LETTER: Exploration permits might just be a way around environmental review
Open letter to the Ministry of Natural Resources, Forestry and Lands,
Mr. Pryce and Mr. Hendrickson,
I sent an email yesterday opposing the proposed granite mine exploration. I mentioned the existing popular trail (four seasons) that will be ruined, and the proximity to the Granby river.
After more review of the application, my husband and I have three big concerns:
1. The “Lynch Pit” ‘sample’ site is at the junction of two water courses that flow into the Granby. In section 11.1 of the application, North America Stone, Inc. stated that there would be no work in or around water.

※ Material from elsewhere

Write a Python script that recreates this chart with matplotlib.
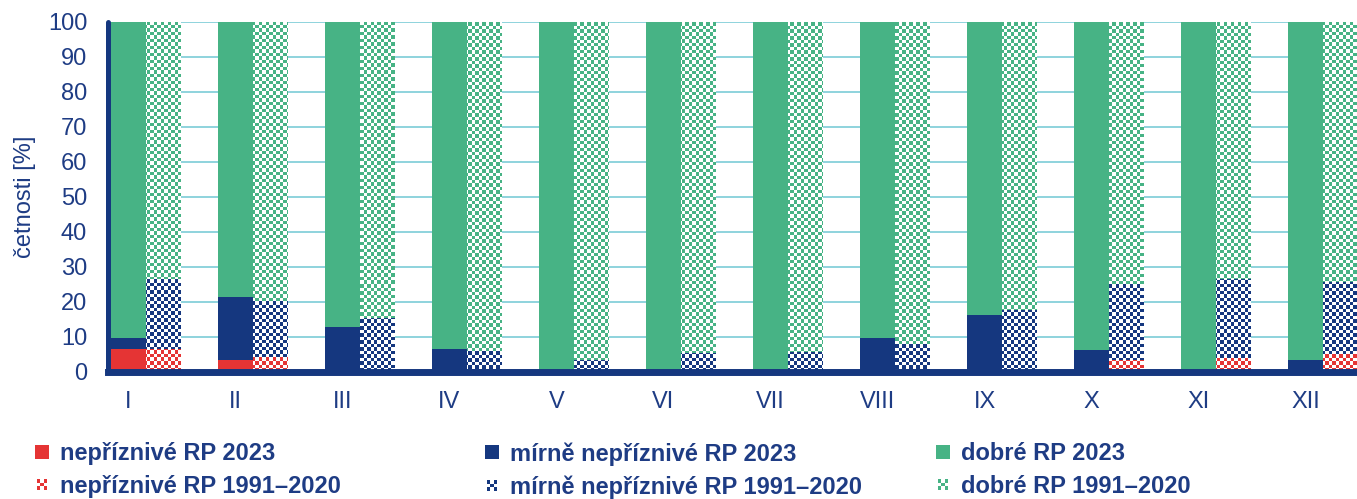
import numpy as np
import matplotlib
matplotlib.use("Agg")
import matplotlib.pyplot as plt
from matplotlib.patches import Rectangle, Patch
from matplotlib.legend_handler import HandlerBase

plt.rcParams['font.family'] = ['Liberation Sans', 'DejaVu Sans']

months = ['I', 'II', 'III', 'IV', 'V', 'VI', 'VII', 'VIII', 'IX', 'X', 'XI', 'XII']
unfav_2023 = [6.4, 3.4, 0, 0, 0, 0, 0, 0, 0, 0, 0, 0]
mild_2023 = [3.2, 17.9, 12.7, 6.5, 0, 0, 0, 9.5, 16.3, 6.2, 0, 3.2]
good_2023 = [100 - a - b for a, b in zip(unfav_2023, mild_2023)]
unfav_clim = [6.3, 4.1, 0, 0, 0, 0, 0, 0, 0, 3.4, 3.9, 5.1]
mild_clim = [20.1, 16.0, 15.3, 6.0, 3.4, 5.3, 5.7, 8.0, 17.6, 21.7, 22.7, 20.5]
good_clim = [100 - a - b for a, b in zip(unfav_clim, mild_clim)]

labels_2023 = ['nepříznivé RP 2023', 'mírně nepříznivé RP 2023', 'dobré RP 2023']
labels_clim = ['nepříznivé RP 1991–2020', 'mírně nepříznivé RP 1991–2020', 'dobré RP 1991–2020']

RED = '#E53434'
NAVY = '#15377F'
GREEN = '#47B385'
GRID = '#8ED3DD'
TEXT = '#1E3C84'
colors = [RED, NAVY, GREEN]

W, H = 1357, 499
fig = plt.figure(figsize=(W / 100, H / 100), dpi=100)
ax = fig.add_axes([108 / W, 1 - 371.5 / H, (W - 108) / W, (371.5 - 22) / H])

x = np.arange(len(months))
bw = 0.327
xlim = (-0.19, 11.48)
ylim = (0, 100)

# solid 2023 bars
bottom = np.zeros(len(months))
for vals, c in zip([unfav_2023, mild_2023, good_2023], colors):
    ax.bar(x, vals, bw, bottom=bottom, color=c, linewidth=0, zorder=2)
    bottom += np.array(vals)

# checkerboard climatology bars
ax_w_px = W - 108
ax_h_px = 371.5 - 22
cell = 3.5
nx = int(round(ax_w_px / cell))
ny = int(round(ax_h_px / cell))
ii, jj = np.meshgrid(np.arange(nx), np.arange(ny))
mask = ((ii + jj) % 2 == 0)

def checker(color):
    rgb = np.array(matplotlib.colors.to_rgb(color))
    img = np.ones((ny, nx, 3))
    img[mask] = rgb
    return img

bottom = np.zeros(len(months))
for vals, c in zip([unfav_clim, mild_clim, good_clim], colors):
    bars = ax.bar(x + bw, vals, bw, bottom=bottom, color='white', linewidth=0, zorder=2)
    img = checker(c)
    for b, v in zip(bars, vals):
        if v <= 0:
            continue
        im = ax.imshow(img, extent=(xlim[0], xlim[1], ylim[0], ylim[1]), origin='lower',
                       interpolation='nearest', aspect='auto', zorder=3)
        im.set_clip_path(b)
    bottom += np.array(vals)

ax.set_xlim(*xlim)
ax.set_ylim(*ylim)
ax.set_aspect('auto')

# grid
ax.set_yticks(np.arange(0, 101, 10))
ax.yaxis.grid(True, color=GRID, linewidth=1.4, zorder=0)
ax.set_axisbelow(True)
ax.set_xticks(x)
ax.set_xticklabels(months)

ax.tick_params(axis='both', length=0, labelsize=17, colors=TEXT)
ax.tick_params(axis='x', pad=14)
ax.tick_params(axis='y', pad=15)

for s in ['top', 'right']:
    ax.spines[s].set_visible(False)
ax.spines['bottom'].set_color(NAVY)
ax.spines['bottom'].set_linewidth(5)
ax.spines['left'].set_color(NAVY)
ax.spines['left'].set_linewidth(3.6)
ax.spines['left'].set_capstyle('round')
ax.spines['bottom'].set_zorder(5)
ax.spines['left'].set_zorder(5)

ax.set_ylabel('četnosti [%]', fontsize=17, color=TEXT)
ax.yaxis.set_label_coords(-0.0575, 0.5)


class SolidHandler(HandlerBase):
    def __init__(self, color):
        super().__init__()
        self.color = color

    def create_artists(self, legend, orig_handle, xdescent, ydescent, width, height, fontsize, trans):
        s = min(width, height)
        x0 = -xdescent + (width - s) / 2
        y0 = -ydescent + (height - s) / 2
        return [Rectangle((x0, y0), s, s, facecolor=self.color, edgecolor='none', transform=trans)]


class CheckerHandler(HandlerBase):
    def __init__(self, color):
        super().__init__()
        self.color = color

    def create_artists(self, legend, orig_handle, xdescent, ydescent, width, height, fontsize, trans):
        s = min(width, height) * 0.75
        x0 = -xdescent + (width - s) / 2
        y0 = -ydescent + (height - s) / 2
        n = 3
        arts = []
        for i in range(n):
            for j in range(n):
                fc = self.color if (i + j) % 2 == 0 else 'white'
                arts.append(Rectangle((x0 + i * s / n, y0 + j * s / n), s / n, s / n,
                                      facecolor=fc, edgecolor='none', transform=trans))
        return arts


col_x = [35, 485, 936]
for k in range(3):
    h1 = Patch(label=labels_2023[k])
    h2 = Patch(label=labels_clim[k])
    leg = fig.legend(handles=[h1, h2], loc='upper left',
                     bbox_to_anchor=(col_x[k] / W, 1 - 442 / H),
                     frameon=False, ncol=1,
                     prop={'weight': 'bold', 'size': 17},
                     handlelength=0.6, handleheight=0.6, handletextpad=0.47,
                     labelspacing=0.42, borderpad=0, borderaxespad=0,
                     handler_map={h1: SolidHandler(colors[k]), h2: CheckerHandler(colors[k])})
    for t in leg.get_texts():
        t.set_color(TEXT)

fig.savefig('out.png', dpi=100)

In fact the quarry site is within three meters of a stream which flows from mid-February until late June most years. It’s hard to understand how the applicants missed the fact that this is a riparian area since the mountain bike/hiking trail that the sample site will obliterate has two foot-bridges to avoid going through the streams.

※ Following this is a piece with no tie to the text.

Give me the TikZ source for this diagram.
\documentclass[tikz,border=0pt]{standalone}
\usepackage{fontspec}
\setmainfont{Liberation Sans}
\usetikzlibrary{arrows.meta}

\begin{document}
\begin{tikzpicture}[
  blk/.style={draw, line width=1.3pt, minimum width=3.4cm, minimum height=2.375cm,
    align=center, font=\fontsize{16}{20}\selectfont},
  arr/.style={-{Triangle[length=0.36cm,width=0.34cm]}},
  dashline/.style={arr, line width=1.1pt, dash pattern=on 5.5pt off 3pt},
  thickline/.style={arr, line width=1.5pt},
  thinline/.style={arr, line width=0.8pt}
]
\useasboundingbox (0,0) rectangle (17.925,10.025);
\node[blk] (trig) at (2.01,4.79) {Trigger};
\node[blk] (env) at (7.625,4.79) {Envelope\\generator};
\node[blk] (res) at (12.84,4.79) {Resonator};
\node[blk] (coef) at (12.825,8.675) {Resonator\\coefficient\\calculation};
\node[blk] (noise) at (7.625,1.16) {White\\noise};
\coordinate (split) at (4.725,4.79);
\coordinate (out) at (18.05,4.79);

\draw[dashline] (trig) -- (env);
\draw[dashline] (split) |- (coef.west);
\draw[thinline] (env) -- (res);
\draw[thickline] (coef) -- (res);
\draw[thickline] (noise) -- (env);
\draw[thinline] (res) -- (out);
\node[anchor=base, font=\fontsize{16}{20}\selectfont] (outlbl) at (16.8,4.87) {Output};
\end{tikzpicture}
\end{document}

2. We are also wondering why this application is for ‘exploration’, when they state 10,000 ton of rock to be taken, and “the exploration trail will be reclaimed and reseeded/planted with trees and natural grasses”.

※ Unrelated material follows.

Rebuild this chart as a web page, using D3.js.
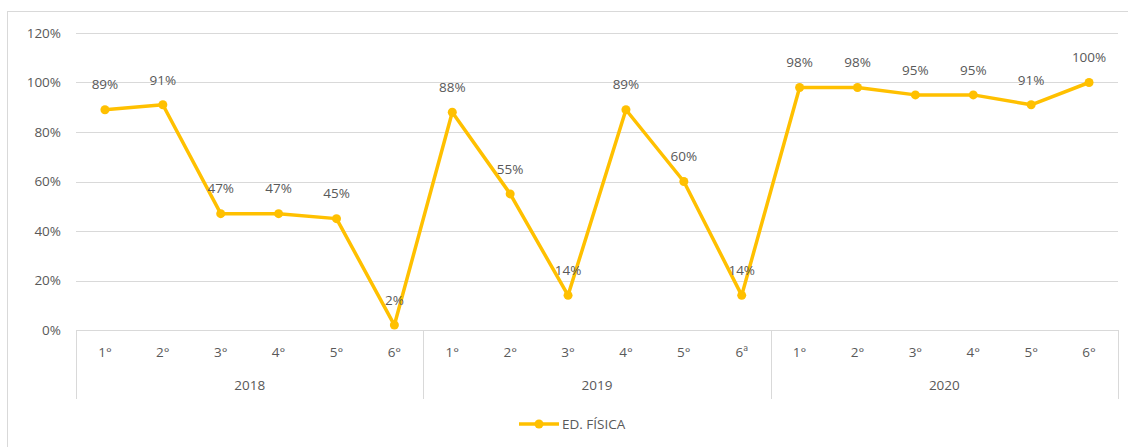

They are coming in taking what they want, then closing up shop. This sounds to us like more than a sample, and by applying for an exploration permit, they are getting around the requirement for the environmental review process.
3. Could you also please let us know what asemite gel is composed of?
We are planning a hike up to the application area to show the area of the application to local news reporters and concerned residents, and we are hoping you are able to come also. Please let us know (by email or phone) if you’re interested.